1. Don’t make this an us (Calvinist) vs. them (Arminian) issue
The issue of God’s sovereignty is not exclusively a Calvinist position. All Christians – Calvinist, Arminian, Lutheran, Anglican, Catholic, Orthodox, and the like – believe that God is sovereign. As well, everything I said in my second paragraph (including the prayer) could also be said by an Arminian. Arminians believe God is sovereign. While we may frame things a bit differently, the best Arminians I know don’t think God is a cheerleader, nor do any (but Open Theists) believe he is a chess player. They believe that God is in control and could have prevented the happenings in Newtown. Like us, they don’t know why he did not prevent it. All of us believe that God will bring good out of this tragedy.
When we make it an us vs. them thing, we unwittingly push people to defend extremes that don’t represent the best of their theology. In these battles, unnecessary division takes place between brothers of the same faith as our theology begins to lisp. Don’t make the Arminian theology lisp simply because you want to turn this into an opportunity for theological politics to find a canvas. Arminians, this goes for you too.
2. Don’t say that this was God’s will
“It was God’s will that this evil occur. He brought it about for his glory!” Simply put, there are way too many qualifiers that we have to add to such statements. In times of emotional hurt and pain, while it may be true that it was God’s “will” for something to happen, it is not God’s “will” for you to pronounce such right now. You see, most of us (Calvinists) know how we distinguish between God’s will of decree and will of desire.

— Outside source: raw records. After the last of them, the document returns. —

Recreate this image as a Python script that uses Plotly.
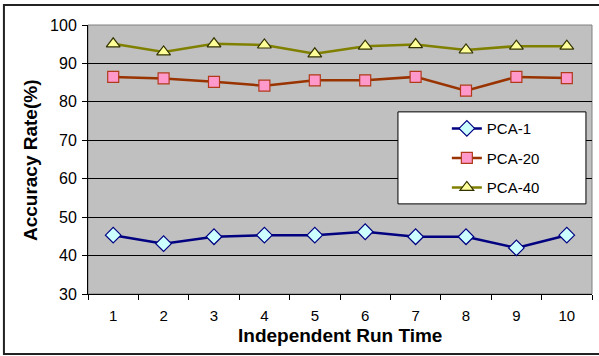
import plotly.graph_objects as go

# Run indices and accuracy (%) for each PCA setting
runs = ["1", "2", "3", "4", "5", "6", "7", "8", "9", "10"]
pca_1 = [45.3, 43.1, 44.9, 45.3, 45.3, 46.2, 44.9, 44.9, 42.0, 45.3]
pca_20 = [86.5, 86.1, 85.2, 84.2, 85.6, 85.6, 86.5, 82.9, 86.5, 86.2]
pca_40 = [95.1, 93.0, 95.1, 94.8, 92.5, 94.5, 94.9, 93.5, 94.5, 94.5]
y_ticks = [30, 40, 50, 60, 70, 80, 90, 100]

FONT = "Arial, Liberation Sans, sans-serif"

fig = go.Figure()

series = [
    ("PCA-1", pca_1, "#000080", "diamond", "#CCFFFF", "#000080", 12),
    ("PCA-20", pca_20, "#993300", "square", "#FF99CC", "#B03A1A", 11),
    ("PCA-40", pca_40, "#808000", "triangle-up", "#FFFF99", "#333300", 12),
]
for name, vals, lc, sym, fill, edge, size in series:
    fig.add_trace(go.Scatter(
        x=runs, y=vals, name=name, mode="lines+markers",
        legendgroup=name,
        line=dict(color=lc, width=2.5),
        marker=dict(symbol=sym, size=size, color=fill,
                    line=dict(color=edge, width=1.2)),
    ))

# plot-area frame (grey) and outer chart border (black)
fig.add_shape(type="rect", xref="paper", yref="paper", x0=0, x1=1, y0=0, y1=1,
              line=dict(color="#808080", width=1), layer="below")
fig.add_shape(type="rect", xref="paper", yref="paper",
              x0=-0.1668, x1=1.02, y0=-0.223, y1=1.0743,
              line=dict(color="#222222", width=2))
# legend box
fig.add_shape(type="rect", xref="paper", yref="paper",
              x0=0.615, x1=0.988, y0=0.335, y1=0.677,
              fillcolor="white", line=dict(color="black", width=1), layer="above")

# axis titles
fig.add_annotation(text="<b>Independent Run Time</b>", xref="paper", yref="paper",
                   x=0.5, y=-0.155, xanchor="center", yanchor="middle",
                   showarrow=False, font=dict(size=19, family=FONT))
fig.add_annotation(text="<b>Accuracy Rate(%)</b>", xref="paper", yref="paper",
                   x=-0.115, y=0.498, xanchor="center", yanchor="middle",
                   textangle=-90, showarrow=False, font=dict(size=19, family=FONT))

fig.update_layout(
    width=599, height=356,
    margin=dict(l=88, r=7, t=25, b=62),
    paper_bgcolor="white", plot_bgcolor="#C0C0C0",
    font=dict(family=FONT, color="black"),
    showlegend=True,
    legend=dict(x=0.712, y=0.676, xanchor="left", yanchor="top",
                bgcolor="rgba(0,0,0,0)", borderwidth=0,
                font=dict(size=15, family=FONT), tracegroupgap=7,
                itemwidth=30),
    xaxis=dict(
        type="category", tickson="boundaries", ticks="outside", ticklen=5,
        tickcolor="black", showline=True, linecolor="black", linewidth=1,
        showgrid=False, tickfont=dict(size=15), ticklabelstandoff=8,
        range=[-0.5, 9.5],
    ),
    yaxis=dict(
        range=[30, 100], tickvals=y_ticks, ticks="outside", ticklen=5,
        tickcolor="black", showline=True, linecolor="black", linewidth=1,
        showgrid=True, gridcolor="black", gridwidth=1,
        tickfont=dict(size=16), ticklabelstandoff=2,
    ),
)

fig.write_html("out.html")
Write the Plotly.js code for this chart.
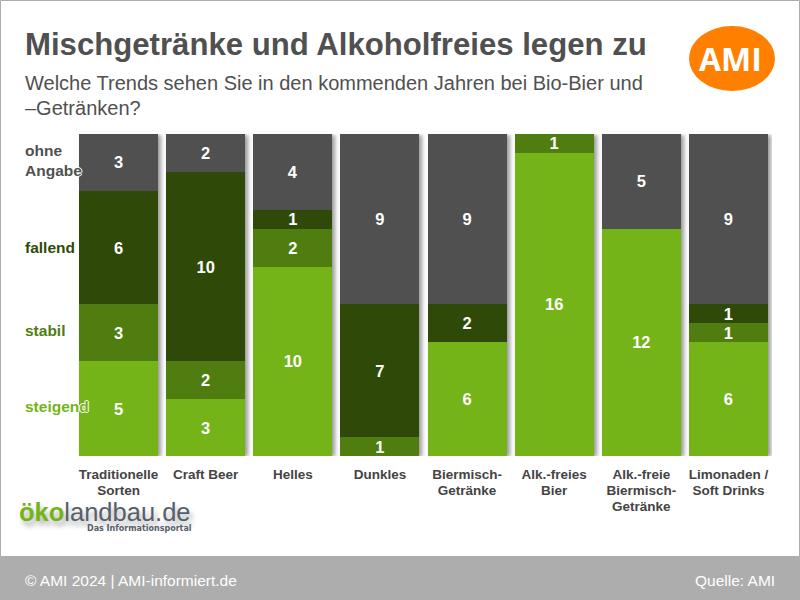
<!DOCTYPE html>
<html><head><meta charset="utf-8">
<script src="https://cdn.plot.ly/plotly-3.0.1.min.js"></script>
<style>
html,body{margin:0;padding:0;background:#fff}
#c{width:800px;height:600px}
.barlayer{filter:drop-shadow(3px 1px 2px rgba(0,0,0,.4))}
</style></head><body><div id="c"></div>
<script>
const categories=["Traditionelle<br>Sorten","Craft Beer","Helles","Dunkles","Biermisch-<br>Getränke","Alk.-freies<br>Bier","Alk.-freie<br>Biermisch-<br>Getränke","Limonaden /<br>Soft Drinks"];
const steigend=[5,3,10,0,6,16,12,6];
const stabil=[3,2,2,1,0,1,0,1];
const fallend=[6,10,1,7,2,0,0,1];
const ohneAngabe=[3,2,4,9,9,0,5,9];
const W=800,H=600,L=75,R=28,T=134,B=144;
const px=x=>(x-L)/(W-L-R), py=y=>(H-B-y)/(H-T-B);
const sans='"Liberation Sans", Arial, sans-serif';
const open='"Open Sans", sans-serif';
const mk=(name,v,color)=>({type:'bar',name,x:categories,y:v,marker:{color,line:{width:0}},
  text:v.map(n=>n?String(n):''),textposition:'inside',insidetextanchor:'middle',textangle:0,constraintext:'none',
  textfont:{family:sans,size:16.5,color:'#fff',weight:700},hoverinfo:'x+y'});
const data=[mk('steigend',steigend,'#74b419'),mk('stabil',stabil,'#4f7d10'),mk('fallend',fallend,'#2f4a08'),mk('ohne Angabe',ohneAngabe,'#505050')];
const halo='1px 0 0 #fff,-1px 0 0 #fff,0 1px 0 #fff,0 -1px 0 #fff';
const note=(text,x,y,font,extra)=>Object.assign({text,xref:'paper',yref:'paper',x:px(x),y:py(y),xanchor:'left',yanchor:'middle',showarrow:false,align:'left',font,borderpad:0,borderwidth:0},extra||{});
const annotations=[
 note('Mischgetränke und Alkoholfreies legen zu',25,44,{family:sans,size:31.15,color:'#505050',weight:700}),
 note('Welche Trends sehen Sie in den kommenden Jahren bei Bio-Bier und',25,83,{family:sans,size:20,color:'#505050'}),
 note('–Getränken?',25,108,{family:sans,size:20,color:'#505050'}),
 note('ohne<br>Angabe',25,160,{family:sans,size:15.5,color:'#505050',weight:700,shadow:halo}),
 note('fallend',25,247,{family:sans,size:15.5,color:'#2f4a08',weight:700,shadow:halo}),
 note('stabil',25,330,{family:sans,size:15.5,color:'#4f7d10',weight:700,shadow:halo}),
 note('steigend',25,406,{family:sans,size:15.5,color:'#74b419',weight:700,shadow:halo}),
 note('AMI',730,58,{family:open,size:32,color:'#fff',weight:700},{xanchor:'center'}),
 note('<span style="color:#74b419;font-weight:700">öko</span><span style="color:#55606a">landbau.de</span>',19,512,{family:sans,size:25.5,color:'#55606a',shadow:'3px 5px 5px rgba(0,0,0,.3)'}),
 note('Das Informationsportal',87,528,{family:'"DejaVu Sans", sans-serif',size:8,color:'#55606a',weight:700}),
 note('© AMI 2024 | AMI-informiert.de',25,580,{family:sans,size:15.5,color:'#fff'}),
 note('Quelle: AMI',775,580,{family:sans,size:15.5,color:'#fff'},{xanchor:'right'})
];
const shapes=[
 {type:'rect',xref:'paper',yref:'paper',x0:px(0),x1:px(800),y0:py(556),y1:py(600),fillcolor:'#adadad',line:{width:0},layer:'below'},
 {type:'rect',xref:'paper',yref:'paper',x0:px(0.5),x1:px(799.5),y0:py(0.5),y1:py(600),fillcolor:'rgba(0,0,0,0)',line:{width:1,color:'#adadad'},layer:'below'},
 {type:'circle',xref:'paper',yref:'paper',x0:px(689),x1:px(775),y0:py(26),y1:py(91),fillcolor:'#ff7f00',line:{width:0},layer:'below'}
];
const layout={width:W,height:H,margin:{l:L,r:R,t:T,b:B,pad:0},barmode:'stack',bargap:0.092,showlegend:false,
 paper_bgcolor:'#fff',plot_bgcolor:'rgba(0,0,0,0)',
 xaxis:{type:'category',tickfont:{family:sans,size:13.5,color:'#444444',weight:700},showgrid:false,zeroline:false,showline:false,ticks:'outside',ticklen:6,tickcolor:'rgba(0,0,0,0)',tickangle:0,automargin:false},
 yaxis:{range:[0,17],visible:false,fixedrange:true},
 annotations,shapes};
Plotly.newPlot('c',data,layout,{displayModeBar:false,staticPlot:true}).then(()=>{
  const bl=document.querySelector('.barlayer');
  const g=document.createElementNS('http://www.w3.org/2000/svg','g');
  bl.parentNode.insertBefore(g,bl.nextSibling);
  bl.querySelectorAll('text').forEach(t=>g.appendChild(t));
  document.querySelectorAll('.xtick tspan.line').forEach(t=>{
    const d=parseFloat(t.getAttribute('dy'));
    if(d) t.setAttribute('dy',(d*1.18/1.3)+'em');
  });
});
</script></body></html>
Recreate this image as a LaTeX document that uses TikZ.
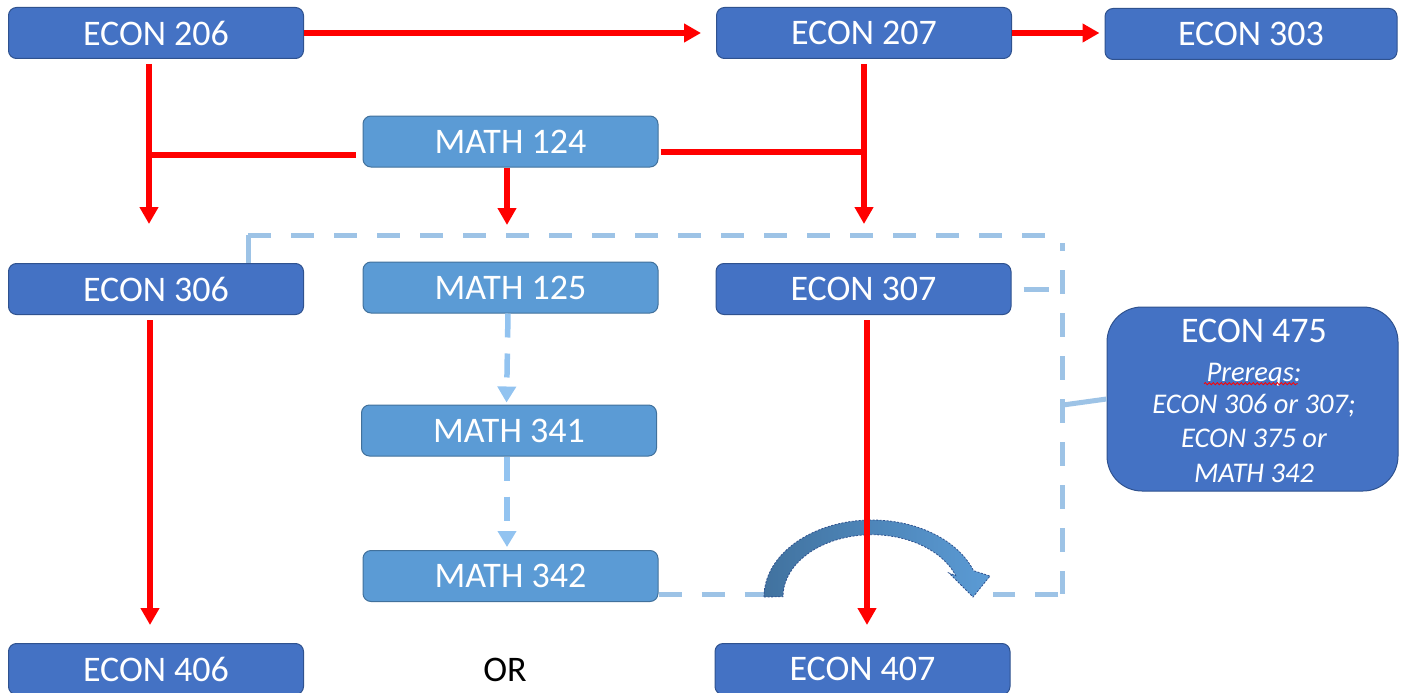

We know that there is the will of the heart of God and the will of the hand of God. God’s heart did not want these children to be murdered, and he mourns over the death of those lost. Yes, he decreed it to take place before the foundations of the world, but his heart is not always in concert with his decrees. God is never the agent of sin or evil, but he does make extensive use of it in a fallen world. It is all he has to work with. But when we speak theologically in a time of tender tragedy, while we may think we are being theologically astute, we are not (how can I put this?) using our heads. Wisdom is sometimes betrayed by knowledge. When we say “It was God’s will for these children to die,” to a broken world with undried tears, all you are saying is that killing children represents the heart of God. So “will” may not be the best word to use right now.
On the converse, saying it was not God’s will for this to happen is just as negative, as it presents to people, at least in their minds, an impotent God who does not have the power to stop such a tragedy. Remember, we believe it was God’s will and it was not God’s will at the same time, but in different relationships to the event. When the time is right, we can publish such theology. But the time is not right. Let’s keep from saying it was God’s will without qualification. It smacks of arrogance and misrepresents the heart of God.
3. Don’t be too quick to respond theologically
So much of the Christian life is a mystery. Mystery’s bed-fellow is silence. There will definitely be a ripening when theological answers are necessary, but our sad countenances will be theological enough for most people. The tears on our own cheeks along with our silence is often the best we have to give in times like this. People need a shoulder to cry on, but it is a much more inviting shoulder when we too are broken before God in the mystery of his sovereignty. Let people be mad at God for a bit. God prefers this to indifference. We are all in a wrestling match with God that is without words. Let’s all wrestle together with the God we love during this terrible time.